## Set exercise
Every line with the word "this" in it should be extracted from the data that follows.

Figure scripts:

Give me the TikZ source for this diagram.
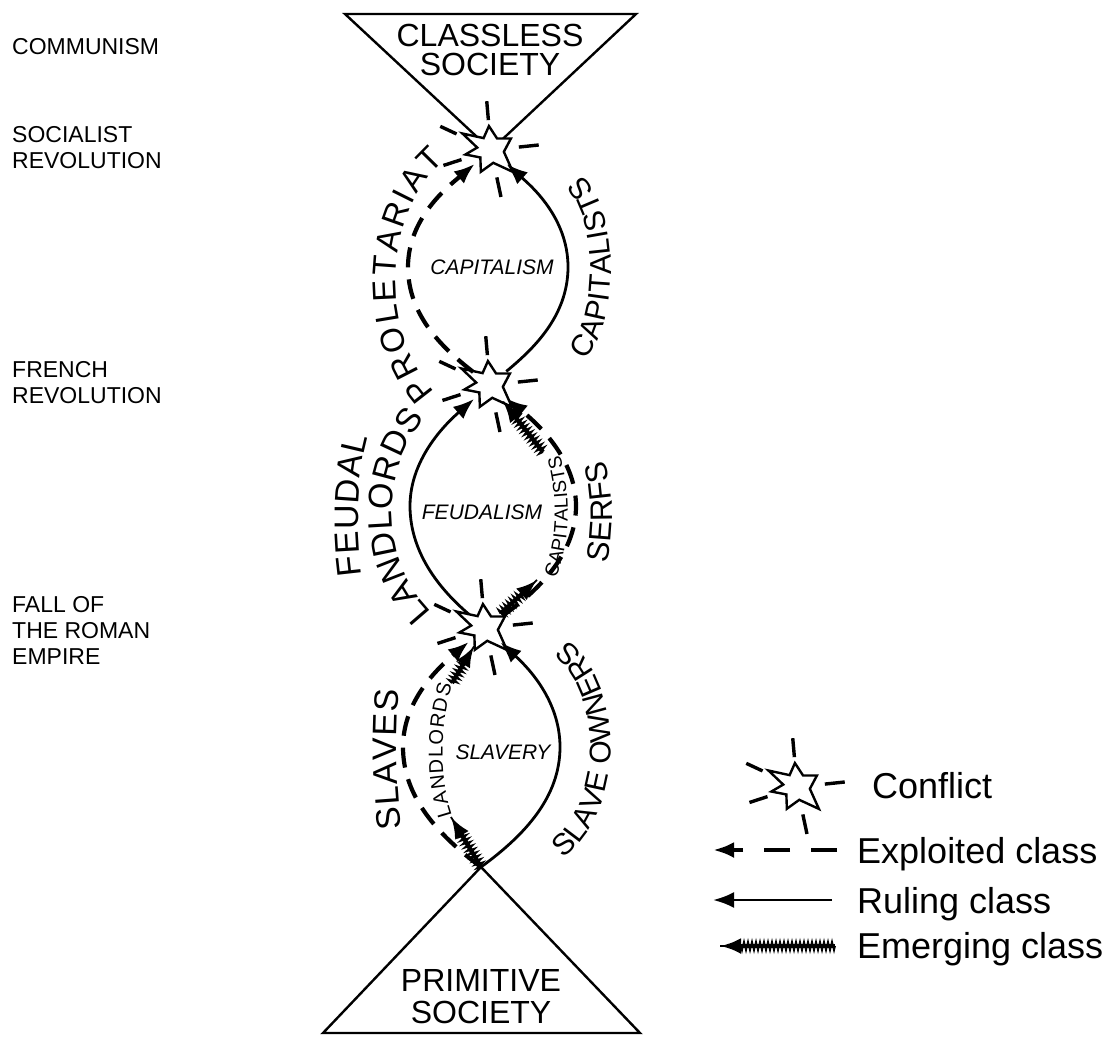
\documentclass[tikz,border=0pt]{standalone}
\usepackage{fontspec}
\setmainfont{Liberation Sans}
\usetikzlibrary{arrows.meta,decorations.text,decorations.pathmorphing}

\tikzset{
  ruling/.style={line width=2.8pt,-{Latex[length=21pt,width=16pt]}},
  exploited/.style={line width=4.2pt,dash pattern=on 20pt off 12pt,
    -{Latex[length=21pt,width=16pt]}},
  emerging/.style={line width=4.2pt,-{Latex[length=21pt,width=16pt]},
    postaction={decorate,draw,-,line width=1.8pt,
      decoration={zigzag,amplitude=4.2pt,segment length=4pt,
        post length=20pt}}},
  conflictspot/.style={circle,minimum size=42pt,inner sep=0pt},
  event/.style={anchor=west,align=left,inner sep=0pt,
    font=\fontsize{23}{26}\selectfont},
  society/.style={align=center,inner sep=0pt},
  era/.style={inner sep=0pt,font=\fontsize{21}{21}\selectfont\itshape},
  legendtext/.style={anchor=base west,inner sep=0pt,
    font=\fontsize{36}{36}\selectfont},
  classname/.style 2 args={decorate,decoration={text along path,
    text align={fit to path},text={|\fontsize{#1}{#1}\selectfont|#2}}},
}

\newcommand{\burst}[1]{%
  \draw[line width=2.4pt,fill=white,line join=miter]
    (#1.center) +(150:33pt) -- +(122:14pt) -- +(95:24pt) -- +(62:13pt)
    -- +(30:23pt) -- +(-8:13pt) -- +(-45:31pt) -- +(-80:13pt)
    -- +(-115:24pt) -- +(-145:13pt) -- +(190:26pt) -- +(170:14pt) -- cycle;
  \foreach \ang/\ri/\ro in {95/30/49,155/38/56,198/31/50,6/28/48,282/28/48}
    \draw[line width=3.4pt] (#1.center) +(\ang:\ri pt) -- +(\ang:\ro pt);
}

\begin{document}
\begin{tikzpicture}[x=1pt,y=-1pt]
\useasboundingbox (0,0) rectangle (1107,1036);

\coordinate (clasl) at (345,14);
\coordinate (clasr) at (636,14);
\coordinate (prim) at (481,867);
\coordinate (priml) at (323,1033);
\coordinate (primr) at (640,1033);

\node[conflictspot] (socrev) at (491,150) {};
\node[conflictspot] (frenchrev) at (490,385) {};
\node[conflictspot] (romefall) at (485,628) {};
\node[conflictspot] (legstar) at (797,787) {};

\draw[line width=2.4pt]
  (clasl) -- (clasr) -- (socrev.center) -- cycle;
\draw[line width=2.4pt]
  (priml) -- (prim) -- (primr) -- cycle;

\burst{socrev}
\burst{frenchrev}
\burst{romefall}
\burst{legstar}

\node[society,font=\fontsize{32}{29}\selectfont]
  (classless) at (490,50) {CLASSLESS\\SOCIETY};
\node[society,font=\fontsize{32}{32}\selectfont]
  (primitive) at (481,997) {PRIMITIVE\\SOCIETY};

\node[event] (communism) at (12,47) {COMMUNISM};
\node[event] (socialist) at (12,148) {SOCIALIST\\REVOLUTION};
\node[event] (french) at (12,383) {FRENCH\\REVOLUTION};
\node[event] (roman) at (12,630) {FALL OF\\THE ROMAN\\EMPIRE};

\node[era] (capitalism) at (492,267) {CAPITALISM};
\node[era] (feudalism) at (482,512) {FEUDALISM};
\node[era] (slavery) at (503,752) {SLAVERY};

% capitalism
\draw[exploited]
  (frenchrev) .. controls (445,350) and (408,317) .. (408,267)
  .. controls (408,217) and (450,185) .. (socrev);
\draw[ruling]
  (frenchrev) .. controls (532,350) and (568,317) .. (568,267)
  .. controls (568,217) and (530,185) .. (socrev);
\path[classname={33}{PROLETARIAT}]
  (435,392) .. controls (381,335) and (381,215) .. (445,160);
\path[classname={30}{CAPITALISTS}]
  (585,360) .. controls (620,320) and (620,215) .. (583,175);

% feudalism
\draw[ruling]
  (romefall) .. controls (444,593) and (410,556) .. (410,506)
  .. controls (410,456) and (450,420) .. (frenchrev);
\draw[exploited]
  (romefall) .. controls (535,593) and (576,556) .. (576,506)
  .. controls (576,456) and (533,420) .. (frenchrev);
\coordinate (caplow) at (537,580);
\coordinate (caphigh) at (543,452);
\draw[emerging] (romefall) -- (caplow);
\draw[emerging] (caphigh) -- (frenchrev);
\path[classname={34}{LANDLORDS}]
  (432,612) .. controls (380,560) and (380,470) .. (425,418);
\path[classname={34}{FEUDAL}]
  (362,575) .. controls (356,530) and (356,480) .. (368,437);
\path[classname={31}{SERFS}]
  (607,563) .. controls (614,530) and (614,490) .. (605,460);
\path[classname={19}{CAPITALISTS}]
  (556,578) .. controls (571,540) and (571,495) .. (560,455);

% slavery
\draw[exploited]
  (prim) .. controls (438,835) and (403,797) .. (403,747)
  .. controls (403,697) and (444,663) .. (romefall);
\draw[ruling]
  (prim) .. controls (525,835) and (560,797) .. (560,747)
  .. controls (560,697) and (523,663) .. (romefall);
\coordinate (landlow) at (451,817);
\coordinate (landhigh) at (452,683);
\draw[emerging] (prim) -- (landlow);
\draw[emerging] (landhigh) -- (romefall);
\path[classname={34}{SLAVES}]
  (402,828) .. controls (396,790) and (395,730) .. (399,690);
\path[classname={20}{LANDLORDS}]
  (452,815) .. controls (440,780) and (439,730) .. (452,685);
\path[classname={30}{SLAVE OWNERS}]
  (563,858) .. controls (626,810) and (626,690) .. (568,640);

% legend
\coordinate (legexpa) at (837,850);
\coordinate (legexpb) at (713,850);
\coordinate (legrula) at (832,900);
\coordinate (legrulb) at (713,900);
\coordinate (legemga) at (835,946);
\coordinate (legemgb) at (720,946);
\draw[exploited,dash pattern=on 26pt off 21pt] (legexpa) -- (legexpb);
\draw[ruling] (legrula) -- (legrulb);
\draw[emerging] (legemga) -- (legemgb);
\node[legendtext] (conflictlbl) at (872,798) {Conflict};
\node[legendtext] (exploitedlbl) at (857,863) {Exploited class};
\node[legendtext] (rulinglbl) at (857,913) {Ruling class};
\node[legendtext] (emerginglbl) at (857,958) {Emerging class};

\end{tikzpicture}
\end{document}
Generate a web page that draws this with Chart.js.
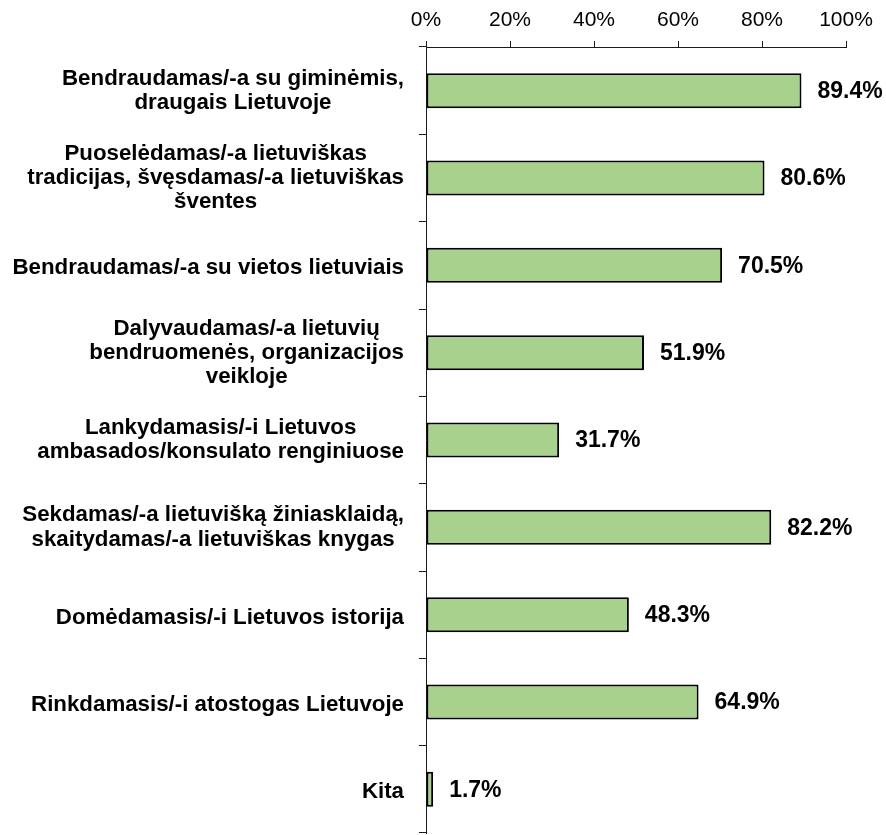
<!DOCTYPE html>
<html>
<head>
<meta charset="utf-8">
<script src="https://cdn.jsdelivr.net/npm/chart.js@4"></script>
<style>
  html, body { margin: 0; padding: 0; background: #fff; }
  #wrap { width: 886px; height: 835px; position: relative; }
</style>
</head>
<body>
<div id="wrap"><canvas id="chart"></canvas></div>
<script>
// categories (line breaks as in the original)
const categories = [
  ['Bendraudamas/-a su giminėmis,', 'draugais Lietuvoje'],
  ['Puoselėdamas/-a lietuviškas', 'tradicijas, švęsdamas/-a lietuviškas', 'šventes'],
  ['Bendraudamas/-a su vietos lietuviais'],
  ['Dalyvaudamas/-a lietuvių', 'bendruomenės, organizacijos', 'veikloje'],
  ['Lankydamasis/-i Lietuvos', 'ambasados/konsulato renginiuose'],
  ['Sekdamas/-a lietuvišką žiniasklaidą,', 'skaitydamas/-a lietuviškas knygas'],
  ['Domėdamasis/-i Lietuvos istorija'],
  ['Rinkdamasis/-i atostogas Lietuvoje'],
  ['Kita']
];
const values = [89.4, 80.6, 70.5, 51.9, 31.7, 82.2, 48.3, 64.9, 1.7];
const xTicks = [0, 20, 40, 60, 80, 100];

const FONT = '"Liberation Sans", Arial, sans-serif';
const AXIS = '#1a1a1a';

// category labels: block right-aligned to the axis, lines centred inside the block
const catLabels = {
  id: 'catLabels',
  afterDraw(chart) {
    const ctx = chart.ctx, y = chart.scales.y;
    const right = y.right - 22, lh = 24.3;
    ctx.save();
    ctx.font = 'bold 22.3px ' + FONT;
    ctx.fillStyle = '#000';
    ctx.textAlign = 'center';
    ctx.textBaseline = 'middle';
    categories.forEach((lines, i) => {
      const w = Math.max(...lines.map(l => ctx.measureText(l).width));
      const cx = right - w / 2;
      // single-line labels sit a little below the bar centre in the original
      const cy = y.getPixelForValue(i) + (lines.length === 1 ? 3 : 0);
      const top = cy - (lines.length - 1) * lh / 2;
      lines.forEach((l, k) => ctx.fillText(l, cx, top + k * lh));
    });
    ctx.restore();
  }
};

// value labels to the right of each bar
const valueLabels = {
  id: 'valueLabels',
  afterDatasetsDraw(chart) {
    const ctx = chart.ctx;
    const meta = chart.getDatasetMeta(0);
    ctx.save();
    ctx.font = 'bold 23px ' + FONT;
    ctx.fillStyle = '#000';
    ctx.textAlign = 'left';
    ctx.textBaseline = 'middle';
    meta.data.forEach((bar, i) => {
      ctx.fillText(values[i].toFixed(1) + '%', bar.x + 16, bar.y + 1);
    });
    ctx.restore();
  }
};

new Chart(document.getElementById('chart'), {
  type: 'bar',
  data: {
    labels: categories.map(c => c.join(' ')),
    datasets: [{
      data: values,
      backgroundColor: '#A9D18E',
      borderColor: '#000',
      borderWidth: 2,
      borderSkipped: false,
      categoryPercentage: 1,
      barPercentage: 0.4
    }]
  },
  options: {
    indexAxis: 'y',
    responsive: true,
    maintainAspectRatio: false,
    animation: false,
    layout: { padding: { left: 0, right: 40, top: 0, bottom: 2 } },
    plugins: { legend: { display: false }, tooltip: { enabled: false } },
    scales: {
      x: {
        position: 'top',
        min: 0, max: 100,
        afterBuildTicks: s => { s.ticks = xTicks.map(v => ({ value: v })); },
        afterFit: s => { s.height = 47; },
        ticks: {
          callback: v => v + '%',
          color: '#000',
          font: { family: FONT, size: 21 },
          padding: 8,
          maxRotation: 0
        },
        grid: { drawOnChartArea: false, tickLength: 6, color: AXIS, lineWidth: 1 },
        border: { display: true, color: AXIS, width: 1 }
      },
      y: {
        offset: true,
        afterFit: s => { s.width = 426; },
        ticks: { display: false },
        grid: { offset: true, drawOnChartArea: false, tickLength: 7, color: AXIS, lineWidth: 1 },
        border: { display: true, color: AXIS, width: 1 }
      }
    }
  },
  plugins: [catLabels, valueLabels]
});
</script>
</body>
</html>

## The solution
Give me the TikZ source for this diagram.
Generate a web page that draws this with Chart.js.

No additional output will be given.